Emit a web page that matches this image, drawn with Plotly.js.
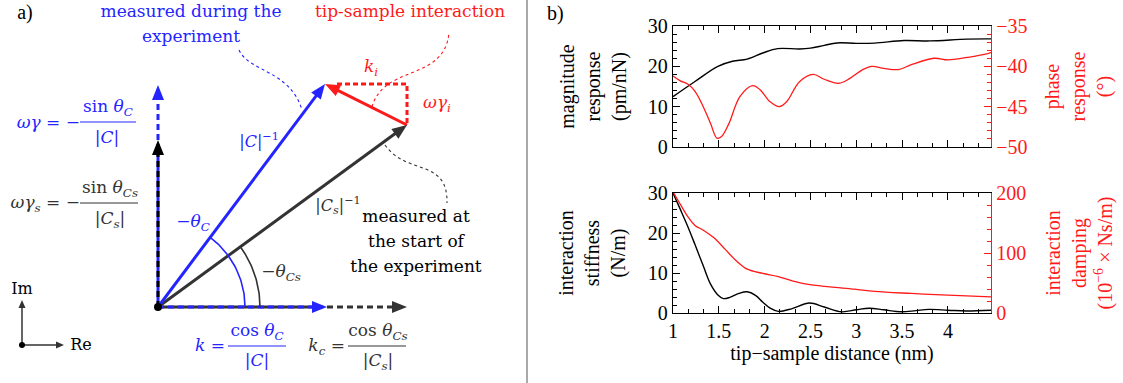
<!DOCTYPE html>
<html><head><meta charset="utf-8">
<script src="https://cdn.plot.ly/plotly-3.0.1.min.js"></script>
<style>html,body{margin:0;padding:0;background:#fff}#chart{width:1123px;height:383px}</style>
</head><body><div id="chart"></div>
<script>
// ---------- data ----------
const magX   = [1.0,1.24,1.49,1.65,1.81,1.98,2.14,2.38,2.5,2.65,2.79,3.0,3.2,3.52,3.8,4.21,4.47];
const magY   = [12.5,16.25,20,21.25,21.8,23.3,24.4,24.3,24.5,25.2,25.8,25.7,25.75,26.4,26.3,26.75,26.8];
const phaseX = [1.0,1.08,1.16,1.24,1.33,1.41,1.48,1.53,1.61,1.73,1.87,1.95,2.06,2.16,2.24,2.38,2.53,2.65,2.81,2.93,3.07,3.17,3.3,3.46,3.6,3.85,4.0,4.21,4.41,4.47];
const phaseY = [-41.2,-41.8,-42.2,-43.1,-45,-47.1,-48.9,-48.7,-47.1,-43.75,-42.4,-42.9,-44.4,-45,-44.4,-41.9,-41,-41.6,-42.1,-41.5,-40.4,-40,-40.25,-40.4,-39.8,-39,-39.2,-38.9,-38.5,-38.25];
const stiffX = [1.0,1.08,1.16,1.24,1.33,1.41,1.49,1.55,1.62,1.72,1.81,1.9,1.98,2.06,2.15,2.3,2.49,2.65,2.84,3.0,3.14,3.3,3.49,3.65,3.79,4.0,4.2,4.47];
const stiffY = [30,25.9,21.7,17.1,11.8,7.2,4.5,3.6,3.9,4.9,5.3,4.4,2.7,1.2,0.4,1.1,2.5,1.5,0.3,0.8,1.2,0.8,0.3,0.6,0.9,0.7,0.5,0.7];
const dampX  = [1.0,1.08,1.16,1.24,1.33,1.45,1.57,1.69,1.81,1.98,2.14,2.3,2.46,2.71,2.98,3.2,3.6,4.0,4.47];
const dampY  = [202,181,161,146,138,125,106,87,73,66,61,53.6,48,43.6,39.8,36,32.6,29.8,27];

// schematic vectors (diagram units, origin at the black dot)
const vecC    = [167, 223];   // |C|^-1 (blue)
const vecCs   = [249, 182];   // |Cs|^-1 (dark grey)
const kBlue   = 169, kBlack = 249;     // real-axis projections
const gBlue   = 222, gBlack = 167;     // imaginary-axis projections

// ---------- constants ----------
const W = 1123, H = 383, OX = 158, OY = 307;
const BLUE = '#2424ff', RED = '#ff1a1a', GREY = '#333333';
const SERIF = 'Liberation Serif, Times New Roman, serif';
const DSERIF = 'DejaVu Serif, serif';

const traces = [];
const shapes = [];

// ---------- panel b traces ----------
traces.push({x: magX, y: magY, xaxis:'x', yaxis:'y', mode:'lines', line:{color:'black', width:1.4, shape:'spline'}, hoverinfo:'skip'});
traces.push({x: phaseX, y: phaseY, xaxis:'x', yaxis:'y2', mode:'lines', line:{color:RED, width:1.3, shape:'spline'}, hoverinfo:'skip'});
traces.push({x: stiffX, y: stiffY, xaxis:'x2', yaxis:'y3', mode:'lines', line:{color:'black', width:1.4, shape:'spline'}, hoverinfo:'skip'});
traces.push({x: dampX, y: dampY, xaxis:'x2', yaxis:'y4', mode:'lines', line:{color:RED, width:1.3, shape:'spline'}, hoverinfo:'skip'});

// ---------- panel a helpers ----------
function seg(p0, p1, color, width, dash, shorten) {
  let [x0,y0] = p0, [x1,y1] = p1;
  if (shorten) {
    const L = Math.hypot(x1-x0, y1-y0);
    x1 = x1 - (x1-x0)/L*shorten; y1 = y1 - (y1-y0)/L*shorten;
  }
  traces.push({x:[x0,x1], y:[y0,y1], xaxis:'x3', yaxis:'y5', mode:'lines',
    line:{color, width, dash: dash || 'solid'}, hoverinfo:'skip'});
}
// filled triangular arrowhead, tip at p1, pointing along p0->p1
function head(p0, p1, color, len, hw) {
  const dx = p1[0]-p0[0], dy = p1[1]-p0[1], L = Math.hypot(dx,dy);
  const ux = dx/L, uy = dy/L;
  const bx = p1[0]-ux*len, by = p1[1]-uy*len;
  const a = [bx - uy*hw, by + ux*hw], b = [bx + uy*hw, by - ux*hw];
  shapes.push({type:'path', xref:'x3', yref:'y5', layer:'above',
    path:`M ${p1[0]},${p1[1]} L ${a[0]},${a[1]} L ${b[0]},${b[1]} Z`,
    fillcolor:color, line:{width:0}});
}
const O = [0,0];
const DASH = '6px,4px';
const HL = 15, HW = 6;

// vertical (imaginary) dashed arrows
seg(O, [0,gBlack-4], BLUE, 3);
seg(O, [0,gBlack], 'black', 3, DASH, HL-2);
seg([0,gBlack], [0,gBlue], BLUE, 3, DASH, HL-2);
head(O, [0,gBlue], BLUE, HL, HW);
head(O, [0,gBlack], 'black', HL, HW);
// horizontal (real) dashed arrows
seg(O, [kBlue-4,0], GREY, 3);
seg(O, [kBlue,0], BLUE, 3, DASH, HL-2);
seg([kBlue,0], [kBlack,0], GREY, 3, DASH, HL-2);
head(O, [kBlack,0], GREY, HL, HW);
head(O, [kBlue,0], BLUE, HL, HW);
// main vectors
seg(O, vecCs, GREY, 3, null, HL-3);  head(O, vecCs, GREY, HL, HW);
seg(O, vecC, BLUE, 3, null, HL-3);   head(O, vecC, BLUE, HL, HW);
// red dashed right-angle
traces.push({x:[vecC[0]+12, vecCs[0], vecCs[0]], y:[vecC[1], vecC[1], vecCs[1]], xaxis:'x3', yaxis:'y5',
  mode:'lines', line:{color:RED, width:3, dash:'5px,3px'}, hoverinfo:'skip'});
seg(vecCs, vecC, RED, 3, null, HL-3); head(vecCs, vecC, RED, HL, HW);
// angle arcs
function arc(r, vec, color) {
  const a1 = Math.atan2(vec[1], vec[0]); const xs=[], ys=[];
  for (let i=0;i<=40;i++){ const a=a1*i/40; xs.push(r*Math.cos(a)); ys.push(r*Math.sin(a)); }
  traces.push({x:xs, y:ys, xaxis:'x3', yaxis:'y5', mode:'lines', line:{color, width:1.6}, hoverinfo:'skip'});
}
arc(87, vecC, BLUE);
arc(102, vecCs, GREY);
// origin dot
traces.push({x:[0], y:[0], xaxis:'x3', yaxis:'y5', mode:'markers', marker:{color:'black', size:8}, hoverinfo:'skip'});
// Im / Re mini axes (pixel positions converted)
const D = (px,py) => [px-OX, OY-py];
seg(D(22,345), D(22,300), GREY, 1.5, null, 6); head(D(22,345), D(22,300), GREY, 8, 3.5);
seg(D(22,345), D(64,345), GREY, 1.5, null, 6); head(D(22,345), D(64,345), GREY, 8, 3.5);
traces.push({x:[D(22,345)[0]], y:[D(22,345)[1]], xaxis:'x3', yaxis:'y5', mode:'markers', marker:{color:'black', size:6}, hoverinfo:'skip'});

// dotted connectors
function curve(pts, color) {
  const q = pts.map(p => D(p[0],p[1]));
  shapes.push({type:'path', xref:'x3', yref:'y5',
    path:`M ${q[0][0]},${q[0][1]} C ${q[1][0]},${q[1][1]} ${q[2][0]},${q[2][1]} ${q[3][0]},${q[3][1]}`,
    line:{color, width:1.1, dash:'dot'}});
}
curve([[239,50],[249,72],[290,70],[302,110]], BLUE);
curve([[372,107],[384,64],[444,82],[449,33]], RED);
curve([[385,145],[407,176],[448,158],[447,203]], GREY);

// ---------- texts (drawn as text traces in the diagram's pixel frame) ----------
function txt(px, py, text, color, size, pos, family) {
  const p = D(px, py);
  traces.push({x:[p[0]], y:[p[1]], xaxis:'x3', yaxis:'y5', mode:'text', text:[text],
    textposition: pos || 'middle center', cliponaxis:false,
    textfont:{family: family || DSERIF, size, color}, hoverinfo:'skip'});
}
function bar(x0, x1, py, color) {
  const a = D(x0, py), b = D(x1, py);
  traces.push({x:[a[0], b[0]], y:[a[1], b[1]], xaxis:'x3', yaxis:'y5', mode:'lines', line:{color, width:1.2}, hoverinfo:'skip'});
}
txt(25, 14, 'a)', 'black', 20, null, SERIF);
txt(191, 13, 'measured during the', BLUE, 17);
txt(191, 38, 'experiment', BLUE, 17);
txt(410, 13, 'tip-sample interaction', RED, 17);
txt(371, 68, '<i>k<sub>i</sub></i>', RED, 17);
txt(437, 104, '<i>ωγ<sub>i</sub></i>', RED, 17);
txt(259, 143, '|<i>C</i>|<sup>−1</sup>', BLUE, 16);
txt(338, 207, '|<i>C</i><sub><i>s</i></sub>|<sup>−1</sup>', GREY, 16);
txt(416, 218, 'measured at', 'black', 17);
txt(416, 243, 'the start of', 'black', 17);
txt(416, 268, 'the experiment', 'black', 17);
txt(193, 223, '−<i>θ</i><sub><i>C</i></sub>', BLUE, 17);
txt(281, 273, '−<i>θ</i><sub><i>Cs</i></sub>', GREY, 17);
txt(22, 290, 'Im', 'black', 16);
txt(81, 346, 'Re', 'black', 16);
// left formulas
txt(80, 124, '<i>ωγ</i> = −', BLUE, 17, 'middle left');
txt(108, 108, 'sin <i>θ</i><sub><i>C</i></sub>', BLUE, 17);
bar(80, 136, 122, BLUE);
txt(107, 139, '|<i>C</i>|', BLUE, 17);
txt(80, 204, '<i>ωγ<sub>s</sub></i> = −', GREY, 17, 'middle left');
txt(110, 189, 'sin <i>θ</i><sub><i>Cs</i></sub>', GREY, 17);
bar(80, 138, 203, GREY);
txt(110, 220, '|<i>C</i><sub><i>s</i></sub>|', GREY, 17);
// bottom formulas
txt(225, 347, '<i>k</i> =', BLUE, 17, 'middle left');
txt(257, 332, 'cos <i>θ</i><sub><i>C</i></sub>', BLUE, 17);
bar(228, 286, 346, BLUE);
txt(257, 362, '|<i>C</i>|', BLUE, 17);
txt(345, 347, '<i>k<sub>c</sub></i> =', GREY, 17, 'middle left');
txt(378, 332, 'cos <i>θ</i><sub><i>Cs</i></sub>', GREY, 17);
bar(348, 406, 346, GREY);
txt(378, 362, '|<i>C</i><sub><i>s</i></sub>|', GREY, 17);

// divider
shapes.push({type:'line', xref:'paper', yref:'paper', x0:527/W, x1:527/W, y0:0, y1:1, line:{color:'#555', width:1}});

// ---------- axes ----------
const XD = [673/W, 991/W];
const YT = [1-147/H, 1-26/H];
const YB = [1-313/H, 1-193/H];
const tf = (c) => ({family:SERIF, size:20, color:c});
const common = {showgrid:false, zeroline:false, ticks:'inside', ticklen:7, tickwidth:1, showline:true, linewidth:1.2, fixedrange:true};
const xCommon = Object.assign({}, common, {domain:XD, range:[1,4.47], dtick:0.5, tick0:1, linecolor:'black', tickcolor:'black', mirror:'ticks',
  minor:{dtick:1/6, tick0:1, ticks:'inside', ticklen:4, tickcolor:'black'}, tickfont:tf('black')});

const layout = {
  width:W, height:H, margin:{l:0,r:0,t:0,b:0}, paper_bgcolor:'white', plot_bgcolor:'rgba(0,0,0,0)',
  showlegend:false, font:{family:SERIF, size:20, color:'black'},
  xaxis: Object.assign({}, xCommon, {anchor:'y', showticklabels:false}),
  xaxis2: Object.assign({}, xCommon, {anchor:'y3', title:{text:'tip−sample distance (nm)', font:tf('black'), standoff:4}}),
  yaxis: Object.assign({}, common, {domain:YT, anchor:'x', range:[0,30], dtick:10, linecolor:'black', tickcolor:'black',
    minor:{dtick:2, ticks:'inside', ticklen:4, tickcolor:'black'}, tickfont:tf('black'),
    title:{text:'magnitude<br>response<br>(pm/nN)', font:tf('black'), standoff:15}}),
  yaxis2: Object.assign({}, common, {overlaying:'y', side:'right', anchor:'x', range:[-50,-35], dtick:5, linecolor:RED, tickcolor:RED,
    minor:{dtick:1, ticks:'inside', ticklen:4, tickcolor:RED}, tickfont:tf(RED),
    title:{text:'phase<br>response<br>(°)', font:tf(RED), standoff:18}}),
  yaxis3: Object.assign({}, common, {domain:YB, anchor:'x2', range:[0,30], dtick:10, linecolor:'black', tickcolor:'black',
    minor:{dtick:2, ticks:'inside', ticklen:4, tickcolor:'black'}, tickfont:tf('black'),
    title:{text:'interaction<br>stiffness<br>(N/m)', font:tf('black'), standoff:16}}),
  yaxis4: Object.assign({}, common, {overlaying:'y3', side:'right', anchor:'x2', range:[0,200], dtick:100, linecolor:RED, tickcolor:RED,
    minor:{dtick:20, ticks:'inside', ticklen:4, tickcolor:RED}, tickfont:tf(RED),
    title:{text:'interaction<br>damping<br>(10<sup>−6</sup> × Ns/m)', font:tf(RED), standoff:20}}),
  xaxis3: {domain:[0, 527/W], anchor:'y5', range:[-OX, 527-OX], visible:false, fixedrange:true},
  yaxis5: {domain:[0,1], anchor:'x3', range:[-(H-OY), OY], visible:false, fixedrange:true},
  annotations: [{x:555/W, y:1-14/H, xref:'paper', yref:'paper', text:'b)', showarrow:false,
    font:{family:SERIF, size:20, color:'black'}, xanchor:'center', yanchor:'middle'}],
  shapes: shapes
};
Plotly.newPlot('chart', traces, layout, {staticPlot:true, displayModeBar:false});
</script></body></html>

- _Exercise aim_
Pull out each line of the listing that holds the string "drawn".

- _Result for this exercise_
Emit a web page that matches this image, drawn with Plotly.js.
// ---------- texts (drawn as text traces in the diagram's pixel frame) ----------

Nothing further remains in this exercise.